-------- DATASET CONTENT --------
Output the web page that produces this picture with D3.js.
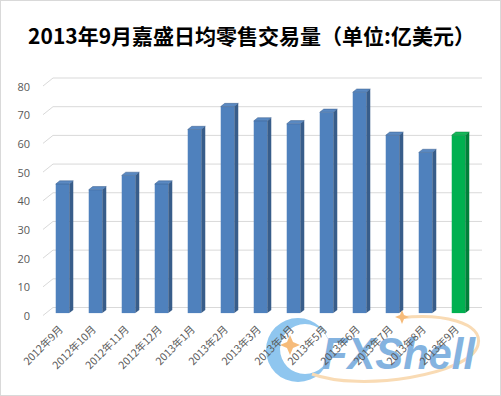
<!DOCTYPE html>
<html>
<head>
<meta charset="utf-8">
<script src="https://cdn.jsdelivr.net/npm/d3@7/dist/d3.min.js"></script>
<style>
  body { margin: 0; background: #fff; }
  svg { display: block; }
</style>
</head>
<body>
<svg width="501" height="396"></svg>
<script>
var categories = ["2012年9月", "2012年10月", "2012年11月", "2012年12月", "2013年1月", "2013年2月",
                  "2013年3月", "2013年4月", "2013年5月", "2013年6月", "2013年7月", "2013年8月", "2013年9月"];
var volumes = [45, 43, 48, 45, 64, 72, 67, 66, 70, 77, 62, 56, 62];
var yTicks = [0, 10, 20, 30, 40, 50, 60, 70, 80];
var highlight = "2013年9月";

var svg = d3.select("svg"),
    width = +svg.attr("width"),
    height = +svg.attr("height");

// 3D depth offsets (front plane -> back wall)
var depthX = 10, depthY = -8;

var x = d3.scaleBand()
    .domain(categories)
    .range([43, 472])
    .paddingInner(0.59)
    .paddingOuter(0.295);

var y = d3.scaleLinear()
    .domain([0, 80])
    .range([315.5, 86]);

svg.append("rect")
    .attr("x", 0.5).attr("y", 0.5)
    .attr("width", width - 1).attr("height", height - 1)
    .attr("fill", "#fff")
    .attr("stroke", "#d9d9d9");

svg.append("text")
    .attr("x", width / 2 + 1)
    .attr("y", 35)
    .attr("text-anchor", "middle")
    .attr("dominant-baseline", "central")
    .style("font-family", "'Noto Sans CJK SC', sans-serif")
    .style("font-weight", "bold")
    .style("font-size", "21px")
    .attr("fill", "#000")
    .text("2013年9月嘉盛日均零售交易量（单位:亿美元）");

// gridlines on the back wall plus the left diagonals
var grid = svg.append("g").attr("stroke", "#d9d9d9").attr("fill", "none");
yTicks.forEach(function(t) {
  grid.append("line")
      .attr("x1", 43 + depthX).attr("x2", 472 + depthX)
      .attr("y1", y(t) + depthY).attr("y2", y(t) + depthY);
  grid.append("line")
      .attr("x1", 43).attr("x2", 43 + depthX)
      .attr("y1", y(t)).attr("y2", y(t) + depthY);
});

// y-axis labels
svg.append("g").selectAll("text")
    .data(yTicks)
    .enter().append("text")
    .attr("x", 30)
    .attr("y", function(d) { return y(d); })
    .attr("text-anchor", "end")
    .attr("dominant-baseline", "central")
    .style("font-family", "'Open Sans', 'DejaVu Sans', sans-serif")
    .style("font-size", "11px")
    .attr("fill", "#595959")
    .text(function(d) { return d; });

// bars: front face sits 30% into the depth, back face at 70%
var f0 = 0.3, f1 = 0.7;
var bars = svg.append("g").selectAll("g")
    .data(categories.map(function(c, i) { return { cat: c, v: volumes[i] }; }))
    .enter().append("g");

function col(d, part) {
  var green = d.cat === highlight;
  if (part === "front") return green ? "#00b050" : "#4f81bd";
  if (part === "side") return green ? "#00803a" : "#385d8a";
  return green ? "#16b85a" : "#5a89c2";
}

bars.each(function(d) {
  var g = d3.select(this);
  var x0 = x(d.cat) + f0 * depthX,
      x1 = x0 + x.bandwidth(),
      yt = y(d.v) + f0 * depthY,
      yb = y(0) + f0 * depthY,
      dx = (f1 - f0) * depthX,
      dy = (f1 - f0) * depthY;
  g.append("rect")
      .attr("x", x0).attr("y", yt)
      .attr("width", x1 - x0).attr("height", yb - yt)
      .attr("fill", col(d, "front"));
  g.append("path")
      .attr("d", "M" + x1 + "," + yt + "L" + (x1 + dx) + "," + (yt + dy) +
                 "L" + (x1 + dx) + "," + (yb + dy) + "L" + x1 + "," + yb + "Z")
      .attr("fill", col(d, "side"));
  g.append("path")
      .attr("d", "M" + x0 + "," + yt + "L" + x1 + "," + yt +
                 "L" + (x1 + dx) + "," + (yt + dy) + "L" + (x0 + dx) + "," + (yt + dy) + "Z")
      .attr("fill", col(d, "top"))
      .attr("stroke", col(d, "side"))
      .attr("stroke-width", 0.5);
});

// watermark logo (drawn under the labels)
var wm = svg.append("g").attr("opacity", 0.75);
wm.append("path")
    .attr("d", "M 266,350 a 32 32 0 1 0 64 0 a 32 32 0 1 0 -64 0 Z " +
               "M 280,349 a 25 25 0 1 0 50 0 a 25 25 0 1 0 -50 0 Z")
    .attr("fill-rule", "evenodd")
    .attr("fill", "#6ab4ea");
wm.append("path")
    .attr("d", "M 312,374 C 360,392 470,375 478,345 C 484,322 440,313 400,318")
    .attr("fill", "none")
    .attr("stroke", "#f8cf9c")
    .attr("stroke-width", 3);
wm.append("path")
    .attr("d", "M 290,335 L 293,342 L 300,345 L 293,348 L 290,355 L 287,348 L 280,345 L 287,342 Z")
    .attr("fill", "#f4a54e");
wm.append("path")
    .attr("d", "M 402,310 L 404,315 L 409,317 L 404,319 L 402,324 L 400,319 L 395,317 L 400,315 Z")
    .attr("fill", "#f4a54e");
wm.append("text")
    .attr("x", 322)
    .attr("y", 369)
    .attr("textLength", 153)
    .attr("lengthAdjust", "spacingAndGlyphs")
    .style("font-family", "'Liberation Sans', sans-serif")
    .style("font-weight", "bold")
    .style("font-style", "italic")
    .style("font-size", "44px")
    .attr("fill", "#5b9ad6")
    .text("FXShell");

// x labels, rotated
svg.append("g").selectAll("text")
    .data(categories)
    .enter().append("text")
    .attr("transform", function(d) {
      return "translate(" + (x(d) + x.bandwidth() / 2 + 1) + "," + 327 + ") rotate(-45)";
    })
    .attr("text-anchor", "end")
    .attr("dominant-baseline", "central")
    .style("font-family", "'Noto Sans CJK SC', sans-serif")
    .style("font-size", "10.5px")
    .attr("fill", "#595959")
    .text(function(d) { return d; });
</script>
</body>
</html>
--------
#### [PROBLEM TO SOLVE]
Are you able to set down all the lines above exactly, without any pictures?

#### [ANSWER TO THIS PROBLEM]
Output the web page that produces this picture with D3.js.
<!DOCTYPE html>
<html>
<head>
<meta charset="utf-8">
<script src="https://cdn.jsdelivr.net/npm/d3@7/dist/d3.min.js"></script>
<style>
  body { margin: 0; background: #fff; }
  svg { display: block; }
</style>
</head>
<body>
<svg width="501" height="396"></svg>
<script>
var categories = ["2012年9月", "2012年10月", "2012年11月", "2012年12月", "2013年1月", "2013年2月",
                  "2013年3月", "2013年4月", "2013年5月", "2013年6月", "2013年7月", "2013年8月", "2013年9月"];
var volumes = [45, 43, 48, 45, 64, 72, 67, 66, 70, 77, 62, 56, 62];
var yTicks = [0, 10, 20, 30, 40, 50, 60, 70, 80];
var highlight = "2013年9月";

var svg = d3.select("svg"),
    width = +svg.attr("width"),
    height = +svg.attr("height");

// 3D depth offsets (front plane -> back wall)
var depthX = 10, depthY = -8;

var x = d3.scaleBand()
    .domain(categories)
    .range([43, 472])
    .paddingInner(0.59)
    .paddingOuter(0.295);

var y = d3.scaleLinear()
    .domain([0, 80])
    .range([315.5, 86]);

svg.append("rect")
    .attr("x", 0.5).attr("y", 0.5)
    .attr("width", width - 1).attr("height", height - 1)
    .attr("fill", "#fff")
    .attr("stroke", "#d9d9d9");

svg.append("text")
    .attr("x", width / 2 + 1)
    .attr("y", 35)
    .attr("text-anchor", "middle")
    .attr("dominant-baseline", "central")
    .style("font-family", "'Noto Sans CJK SC', sans-serif")
    .style("font-weight", "bold")
    .style("font-size", "21px")
    .attr("fill", "#000")
    .text("2013年9月嘉盛日均零售交易量（单位:亿美元）");

// gridlines on the back wall plus the left diagonals
var grid = svg.append("g").attr("stroke", "#d9d9d9").attr("fill", "none");
yTicks.forEach(function(t) {
  grid.append("line")
      .attr("x1", 43 + depthX).attr("x2", 472 + depthX)
      .attr("y1", y(t) + depthY).attr("y2", y(t) + depthY);
  grid.append("line")
      .attr("x1", 43).attr("x2", 43 + depthX)
      .attr("y1", y(t)).attr("y2", y(t) + depthY);
});

// y-axis labels
svg.append("g").selectAll("text")
    .data(yTicks)
    .enter().append("text")
    .attr("x", 30)
    .attr("y", function(d) { return y(d); })
    .attr("text-anchor", "end")
    .attr("dominant-baseline", "central")
    .style("font-family", "'Open Sans', 'DejaVu Sans', sans-serif")
    .style("font-size", "11px")
    .attr("fill", "#595959")
    .text(function(d) { return d; });

// bars: front face sits 30% into the depth, back face at 70%
var f0 = 0.3, f1 = 0.7;
var bars = svg.append("g").selectAll("g")
    .data(categories.map(function(c, i) { return { cat: c, v: volumes[i] }; }))
    .enter().append("g");

function col(d, part) {
  var green = d.cat === highlight;
  if (part === "front") return green ? "#00b050" : "#4f81bd";
  if (part === "side") return green ? "#00803a" : "#385d8a";
  return green ? "#16b85a" : "#5a89c2";
}

bars.each(function(d) {
  var g = d3.select(this);
  var x0 = x(d.cat) + f0 * depthX,
      x1 = x0 + x.bandwidth(),
      yt = y(d.v) + f0 * depthY,
      yb = y(0) + f0 * depthY,
      dx = (f1 - f0) * depthX,
      dy = (f1 - f0) * depthY;
  g.append("rect")
      .attr("x", x0).attr("y", yt)
      .attr("width", x1 - x0).attr("height", yb - yt)
      .attr("fill", col(d, "front"));
  g.append("path")
      .attr("d", "M" + x1 + "," + yt + "L" + (x1 + dx) + "," + (yt + dy) +
                 "L" + (x1 + dx) + "," + (yb + dy) + "L" + x1 + "," + yb + "Z")
      .attr("fill", col(d, "side"));
  g.append("path")
      .attr("d", "M" + x0 + "," + yt + "L" + x1 + "," + yt +
                 "L" + (x1 + dx) + "," + (yt + dy) + "L" + (x0 + dx) + "," + (yt + dy) + "Z")
      .attr("fill", col(d, "top"))
      .attr("stroke", col(d, "side"))
      .attr("stroke-width", 0.5);
});

// watermark logo (drawn under the labels)
var wm = svg.append("g").attr("opacity", 0.75);
wm.append("path")
    .attr("d", "M 266,350 a 32 32 0 1 0 64 0 a 32 32 0 1 0 -64 0 Z " +
               "M 280,349 a 25 25 0 1 0 50 0 a 25 25 0 1 0 -50 0 Z")
    .attr("fill-rule", "evenodd")
    .attr("fill", "#6ab4ea");
wm.append("path")
    .attr("d", "M 312,374 C 360,392 470,375 478,345 C 484,322 440,313 400,318")
    .attr("fill", "none")
    .attr("stroke", "#f8cf9c")
    .attr("stroke-width", 3);
wm.append("path")
    .attr("d", "M 290,335 L 293,342 L 300,345 L 293,348 L 290,355 L 287,348 L 280,345 L 287,342 Z")
    .attr("fill", "#f4a54e");
wm.append("path")
    .attr("d", "M 402,310 L 404,315 L 409,317 L 404,319 L 402,324 L 400,319 L 395,317 L 400,315 Z")
    .attr("fill", "#f4a54e");
wm.append("text")
    .attr("x", 322)
    .attr("y", 369)
    .attr("textLength", 153)
    .attr("lengthAdjust", "spacingAndGlyphs")
    .style("font-family", "'Liberation Sans', sans-serif")
    .style("font-weight", "bold")
    .style("font-style", "italic")
    .style("font-size", "44px")
    .attr("fill", "#5b9ad6")
    .text("FXShell");

// x labels, rotated
svg.append("g").selectAll("text")
    .data(categories)
    .enter().append("text")
    .attr("transform", function(d) {
      return "translate(" + (x(d) + x.bandwidth() / 2 + 1) + "," + 327 + ") rotate(-45)";
    })
    .attr("text-anchor", "end")
    .attr("dominant-baseline", "central")
    .style("font-family", "'Noto Sans CJK SC', sans-serif")
    .style("font-size", "10.5px")
    .attr("fill", "#595959")
    .text(function(d) { return d; });
</script>
</body>
</html>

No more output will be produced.